The country faces a significant backlog of 150,000 applications driven in part by mass migration of people from places such as Albania, which is considered a safe country.
A huge number of people have taken to crossing the English Channel illegally in small boats to reach the UK, which has placed enormous burden on the state’s ability to house and support asylum-seekers.
The UK Home Office says by the end of the year it expects at least 50,000 people to have arrived in the country to claim asylum.
Its figures also show that around 98 percent of applications from people fleeing Afghanistan, Syria and Eritrea, 87 percent from people from Sudan and 82 percent of Iranians — who make up around a third of the backlogged asylum claims in total — end up being approved.
Under the proposals, those from the likes of Afghanistan and Syria will now be prioritized and their processes streamlined, removing things such as follow-up interviews after initial approval, and security and identity checks.
It is thought that this will allow more deserving refugees to start their lives in the UK, as it will allow them to find work and their own accommodation.
Applications from Albanians, meanwhile, will also be dealt with quicker, with a deal to be struck between London and Tirana to expedite the process of deporting those whose applications are denied.

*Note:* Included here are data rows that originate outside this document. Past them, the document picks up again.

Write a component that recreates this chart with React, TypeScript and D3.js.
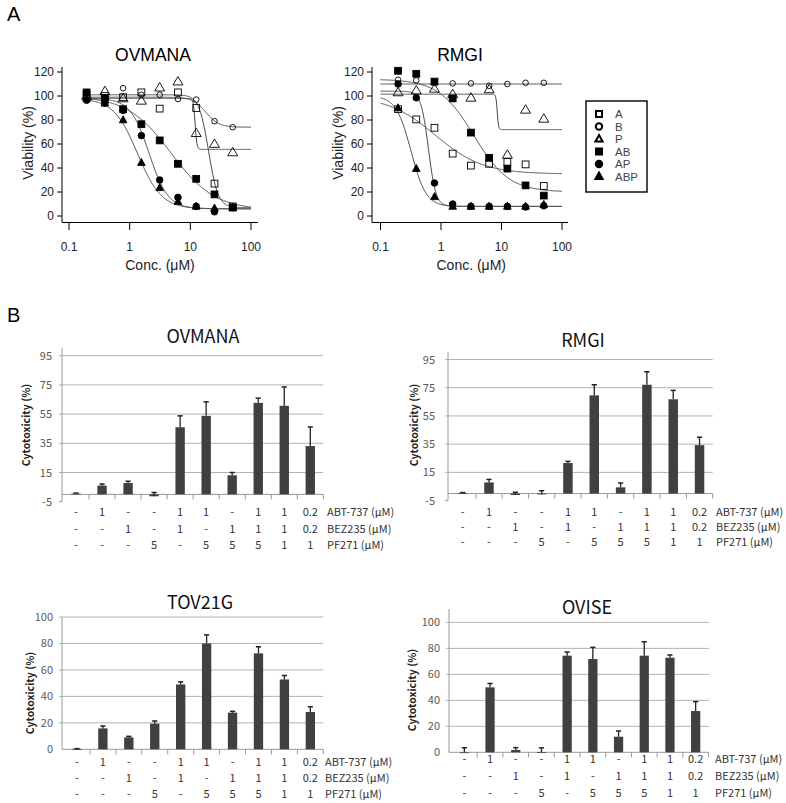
import React from 'react';
import * as d3 from 'd3';

// ---------- Panel A data ----------
const conc = [0.195, 0.39, 0.78, 1.56, 3.125, 6.25, 12.5, 25, 50];
const comboNames = ['A', 'B', 'P', 'AB', 'AP', 'ABP'];
const axisTicksA = [0.1, 1, 10, 100];
const yTicksA = [0, 20, 40, 60, 80, 100, 120];

const ovmanaA = [101, 100, 99, 103, 89.5, 103, 90, 27, 8];
const ovmanaB = [100, 99, 106.5, 101, 101, 97.5, 97, 79, 74];
const ovmanaP = [100, 104, 98, 96, 107, 112, 69, 60, 53];
const ovmanaAB = [103, 98, 89, 76.5, 63, 43.5, 31, 18, 7];
const ovmanaAP = [96.5, 94, 88, 67, 30, 15.5, 8, 3.5, 7];
const ovmanaABP = [98, 94, 80, 44.5, 23.5, 12, 8, 6.5, 7];

// fit parameters: [top, bottom, IC50, hill]
const ovmanaFitA = [101, 7, 20, 5.5];
const ovmanaFitB = [99, 74, 18, 4];
const ovmanaFitP = [98, 55.5, 12, 30];
const ovmanaFitAB = [100, 5, 4.8, 1.2];
const ovmanaFitAP = [98, 6, 2.1, 2.8];
const ovmanaFitABP = [98, 6, 1.35, 2.2];

const rmgiA = [89, 80.5, 73.5, 52, 42, 43.5, 45, 43, 25];
const rmgiB = [113.5, 113, 111, 110.5, 110.5, 108.5, 110, 111, 111];
const rmgiP = [103, 104.5, 106, 101.5, 98.5, 105.5, 51, 88.5, 81];
const rmgiAB = [121, 118.5, 112, 98, 69.5, 48.5, 39.5, 25.5, 17];
const rmgiAP = [110, 98.5, 27.5, 10, 8, 8, 8, 7.5, 8.5];
const rmgiABP = [90, 39.5, 16, 8, 8, 8, 8, 8, 9.5];

const rmgiFitA = [100, 35, 0.8, 1.1];
const rmgiFitB = [110, 110, 1, 1];
const rmgiFitP = [101.5, 72, 8.5, 40];
const rmgiFitAB = [114, 20, 3.5, 1.5];
const rmgiFitAP = [104, 8, 0.62, 7];
const rmgiFitABP = [100, 8, 0.32, 3.5];

// ---------- Panel B data ----------
const rowNames = ['ABT-737 (\u03bcM)', 'BEZ235 (\u03bcM)', 'PF271 (\u03bcM)'];
const abtDose = ['-', '1', '-', '-', '1', '1', '-', '1', '1', '0.2'];
const bezDose = ['-', '-', '1', '-', '1', '-', '1', '1', '1', '0.2'];
const pfDose = ['-', '-', '-', '5', '-', '5', '5', '5', '1', '1'];

const ovmanaCyto = [0.5, 6, 7.8, -1.3, 46, 53.8, 13.1, 62.7, 60.7, 33.1];
const ovmanaErr = [0.4, 1.1, 1.2, 2.6, 7.8, 9.6, 1.9, 3.2, 12.9, 13.1];
const rmgiCyto = [0.3, 7.9, -1, -0.6, 21.6, 69.6, 4.4, 77.1, 66.8, 34.3];
const rmgiErr = [0.4, 2.1, 1.9, 2.6, 1.2, 7.5, 3.1, 9.2, 6.3, 5.6];
const tov21gCyto = [0.3, 15.8, 9, 19.4, 49, 80, 27.7, 72.5, 52.8, 28.2];
const tov21gErr = [0.2, 1.8, 0.8, 2, 2, 6.5, 1, 5, 3, 4];
const oviseCyto = [0, 50, 1.8, 0.2, 74.4, 71.8, 12, 74.4, 72.8, 31.8];
const oviseErr = [3.5, 3, 1.8, 3.2, 2.8, 9, 4.4, 10.7, 2.1, 7.2];
const ticksB1 = [95, 75, 55, 35, 15, -5];
const ticksB2 = [100, 80, 60, 40, 20, 0];

const FONT_A = "'Liberation Sans', Arial, sans-serif";
const FONT_B = "'Noto Sans CJK KR', 'Noto Sans', sans-serif";
const CONC_LABEL = 'Conc. (\u03bcM)';

const hillFn = (p: number[], x: number) => p[1] + (p[0] - p[1]) / (1 + Math.pow(x / p[2], p[3]));

function marker(kind: string, cx: number, cy: number, key: string, legend = false) {
  const open = kind === 'A' || kind === 'B' || kind === 'P';
  const fill = open ? 'none' : '#000';
  const sw = legend ? 2 : 0.9;
  const shape = kind === 'A' || kind === 'AB' ? 'sq' : kind === 'B' || kind === 'AP' ? 'ci' : 'tr';
  if (shape === 'sq') {
    const h = legend ? 3 : 3.4;
    return <rect key={key} x={cx - h} y={cy - h} width={2 * h} height={2 * h} fill={fill} stroke="#000" strokeWidth={sw} />;
  }
  if (shape === 'ci') {
    const r = legend ? 3.2 : open ? 2.8 : 3.3;
    return <circle key={key} cx={cx} cy={cy} r={r} fill={fill} stroke="#000" strokeWidth={sw} />;
  }
  const w = legend ? 3.6 : open ? 5 : 3.8;
  const h = legend ? 6.5 : open ? 8.4 : 7;
  const d = `M${cx},${cy - h * 0.6}L${cx + w},${cy + h * 0.4}L${cx - w},${cy + h * 0.4}Z`;
  return <path key={key} d={d} fill={fill} stroke="#000" strokeWidth={sw} strokeLinejoin="miter" />;
}

function DoseChart(props: any) {
  const { title, ox, xRange, curveStart, data, fits, titleX } = props;
  const x = d3.scaleLog().domain([0.1, 100]).range(xRange);
  const y = d3.scaleLinear().domain([0, 120]).range([216, 72]);
  const axisX = ox + 62;
  const samples = d3.range(0, 501).map((i) => Math.pow(10, Math.log10(curveStart) + (i / 500) * (2 - Math.log10(curveStart))));
  return (
    <g>
      <text x={titleX} y={61} textAnchor="middle" fontFamily={FONT_A} fontSize={17.5} fill="#000">{title}</text>
      <line x1={axisX} x2={axisX} y1={67} y2={222.5} stroke="#000" strokeWidth={1} />
      {yTicksA.map((t) => (
        <g key={'yt' + t}>
          <line x1={axisX - 5} x2={axisX} y1={y(t)} y2={y(t)} stroke="#000" />
          <text x={axisX - 8} y={y(t) + 4} textAnchor="end" fontFamily={FONT_A} fontSize={12} fill="#222">{t}</text>
        </g>
      ))}
      <line x1={axisX} x2={ox + 258} y1={222.5} y2={222.5} stroke="#000" strokeWidth={1} />
      {axisTicksA.map((t) => (
        <g key={'xt' + t}>
          <line x1={x(t)} x2={x(t)} y1={222.5} y2={230} stroke="#000" />
          <text x={x(t)} y={251} textAnchor="middle" fontFamily={FONT_A} fontSize={12} fill="#222">{t}</text>
        </g>
      ))}
      <text x={(xRange[0] + xRange[1]) / 2} y={270} textAnchor="middle" fontFamily={FONT_A} fontSize={14} fill="#222">{CONC_LABEL}</text>
      <text transform={`translate(${ox + 33},${143}) rotate(-90)`} textAnchor="middle" fontFamily={FONT_A} fontSize={14} fill="#222">Viability (%)</text>
      {fits.map((p: number[], k: number) => {
        const path = d3.line<number>().x((c) => x(c)).y((c) => y(hillFn(p, c)))(samples);
        return <path key={'c' + k} d={path || ''} fill="none" stroke="#444" strokeWidth={1} />;
      })}
      {data.map((vals: number[], k: number) =>
        vals.map((v, i) => marker(comboNames[k], x(conc[i]), y(v), `m${k}-${i}`))
      )}
    </g>
  );
}

function BarChart(props: any) {
  const { cfg, values, errs } = props;
  const y = d3.scaleLinear().domain(cfg.yDomain).range(cfg.yRange);
  const cats = d3.range(values.length).map(String);
  const xb = d3.scaleBand().domain(cats).range([cfg.bandStart, cfg.bandEnd]).padding(0);
  const bw = xb.bandwidth() * 0.36;
  const zeroY = y(0);
  const rows = [abtDose, bezDose, pfDose];
  return (
    <g>
      <text x={cfg.titleX} y={cfg.titleY} textAnchor="middle" fontFamily={FONT_B} fontSize={18} fill="#111">{cfg.title}</text>
      {cfg.ticks.map((t: number) => (
        <g key={'g' + t}>
          {t !== cfg.yDomain[0] && (
            <line x1={cfg.axisX - 3} x2={cfg.gridEnd} y1={y(t)} y2={y(t)} stroke="#b3b3b3" strokeWidth={1} />
          )}
          {t === cfg.yDomain[0] && t !== 0 && (
            <line x1={cfg.axisX - 3} x2={cfg.axisX} y1={y(t)} y2={y(t)} stroke="#999" strokeWidth={1} />
          )}
          <text x={cfg.tickRight} y={y(t) + 4} textAnchor="end" fontFamily={FONT_B} fontSize={11} fill="#595959">{t}</text>
        </g>
      ))}
      <line x1={cfg.axisX} x2={cfg.axisX} y1={cfg.axisTop} y2={y(cfg.yDomain[0])} stroke="#999" strokeWidth={1} />
      <line x1={cfg.axisX} x2={cfg.gridEnd} y1={zeroY} y2={zeroY} stroke="#999" strokeWidth={1} />
      {cats.map((c, i) => (
        <line key={'bt' + i} x1={(xb(c) as number) + xb.bandwidth()} x2={(xb(c) as number) + xb.bandwidth()} y1={zeroY} y2={zeroY + 5} stroke="#999" />
      ))}
      <text transform={`translate(${cfg.yLabelX},${cfg.yLabelY}) rotate(-90)`} textAnchor="middle" fontFamily={FONT_B} fontWeight="bold" fontSize={10.5} fill="#222">Cytotoxicity (%)</text>
      {values.map((v: number, i: number) => {
        const cx = (xb(cats[i]) as number) + xb.bandwidth() / 2;
        const top = y(Math.max(v, 0));
        const bot = y(Math.min(v, 0));
        const ey = y(v + errs[i]);
        return (
          <g key={'b' + i}>
            <rect x={cx - bw / 2} y={top} width={bw} height={Math.max(bot - top, 0.8)} fill="#404040" />
            <line x1={cx} x2={cx} y1={y(v)} y2={ey} stroke="#222" strokeWidth={1.3} />
            <line x1={cx - 2.6} x2={cx + 2.6} y1={ey} y2={ey} stroke="#222" strokeWidth={1.5} />
          </g>
        );
      })}
      {rows.map((r, ri) => (
        <g key={'r' + ri}>
          {r.map((s, i) => (
            <text key={i} x={(xb(cats[i]) as number) + xb.bandwidth() / 2} y={cfg.rowY[ri] + 4} textAnchor="middle" fontFamily={FONT_B} fontSize={11} fill="#333">{s}</text>
          ))}
          <text x={cfg.rowLabelX} y={cfg.rowY[ri] + 4} fontFamily={FONT_B} fontSize={11} fill="#333">{rowNames[ri]}</text>
        </g>
      ))}
    </g>
  );
}

export default function App() {
  const ovData = [ovmanaA, ovmanaB, ovmanaP, ovmanaAB, ovmanaAP, ovmanaABP];
  const ovFits = [ovmanaFitA, ovmanaFitB, ovmanaFitP, ovmanaFitAB, ovmanaFitAP, ovmanaFitABP];
  const rmData = [rmgiA, rmgiB, rmgiP, rmgiAB, rmgiAP, rmgiABP];
  const rmFits = [rmgiFitA, rmgiFitB, rmgiFitP, rmgiFitAB, rmgiFitAP, rmgiFitABP];

  const cfgOv = { title: 'OVMANA', titleX: 203, titleY: 343, yDomain: [-5, 95], yRange: [501.7, 355.7], ticks: ticksB1, axisX: 62, axisTop: 348, bandStart: 63, bandEnd: 323.3, gridEnd: 323.3, yLabelX: 30, yLabelY: 425, tickRight: 52, rowY: [512.3, 529, 545], rowLabelX: 327 };
  const cfgRm = { title: 'RMGI', titleX: 583, titleY: 347, yDomain: [-5, 95], yRange: [500.6, 359.5], ticks: ticksB1, axisX: 448, axisTop: 352, bandStart: 449.5, bandEnd: 712.7, gridEnd: 712.7, yLabelX: 418, yLabelY: 425, tickRight: 435, rowY: [511.7, 526.7, 541.7], rowLabelX: 716 };
  const cfgTo = { title: 'TOV21G', titleX: 200, titleY: 609, yDomain: [0, 100], yRange: [749.3, 617], ticks: ticksB2, axisX: 62, axisTop: 617, bandStart: 64, bandEnd: 323.3, gridEnd: 323.3, yLabelX: 34, yLabelY: 693, tickRight: 53, rowY: [761.7, 777.7, 794], rowLabelX: 325 };
  const cfgOi = { title: 'OVISE', titleX: 587, titleY: 614, yDomain: [0, 100], yRange: [752.3, 622.4], ticks: ticksB2, axisX: 449, axisTop: 609, bandStart: 451.5, bandEnd: 708.5, gridEnd: 709, yLabelX: 416, yLabelY: 690, tickRight: 440, rowY: [759, 776, 792.5], rowLabelX: 715 };

  return (
    <svg width={786} height={803} style={{ position: 'absolute', left: 0, top: 0, background: '#fff' }}>
      <rect x={0} y={0} width={786} height={803} fill="#fff" />
      <text x={7} y={21} fontFamily={FONT_A} fontSize={20} fill="#000">A</text>
      <text x={7} y={322} fontFamily={FONT_A} fontSize={20} fill="#000">B</text>
      <DoseChart title="OVMANA" titleX={153} ox={0} xRange={[69, 251]} curveStart={0.17} data={ovData} fits={ovFits} />
      <DoseChart title="RMGI" titleX={460} ox={310} xRange={[380.5, 562]} curveStart={0.1} data={rmData} fits={rmFits} />
      <g>
        <rect x={586} y={101} width={61} height={91} fill="none" stroke="#111" strokeWidth={1.5} />
        {comboNames.map((n, i) => (
          <g key={'lg' + n}>
            {marker(n, 599, 114 + i * 12.5, 'lm' + n, true)}
            <text x={615} y={114 + i * 12.5 + 4} fontFamily={FONT_A} fontSize={11.5} fill="#444">{n}</text>
          </g>
        ))}
      </g>
      <BarChart cfg={cfgOv} values={ovmanaCyto} errs={ovmanaErr} />
      <BarChart cfg={cfgRm} values={rmgiCyto} errs={rmgiErr} />
      <BarChart cfg={cfgTo} values={tov21gCyto} errs={tov21gErr} />
      <BarChart cfg={cfgOi} values={oviseCyto} errs={oviseErr} />
    </svg>
  );
}
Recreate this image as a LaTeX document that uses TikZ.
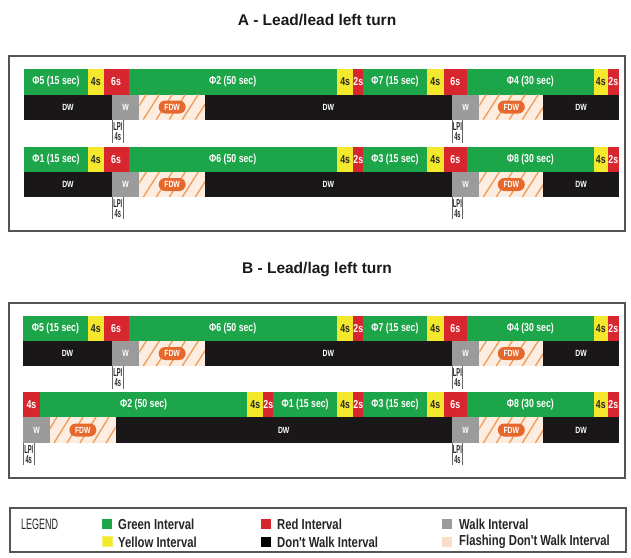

One source told The Times that the new scheme is being overseen directly by UK Prime Minister Rishi Sunak, who has “completely taken control of the policy” from Home Secretary Suella Braverman, who had previously gone on record to say speeding up application processes based on nationality “wouldn’t be the right way to go.”
The source said: “He’s got teams of Home Office officials working directly to him, and Suella has been sidelined.”
A Home Office source told The Times that the department is looking at “focusing resources on very high grant rate cases.”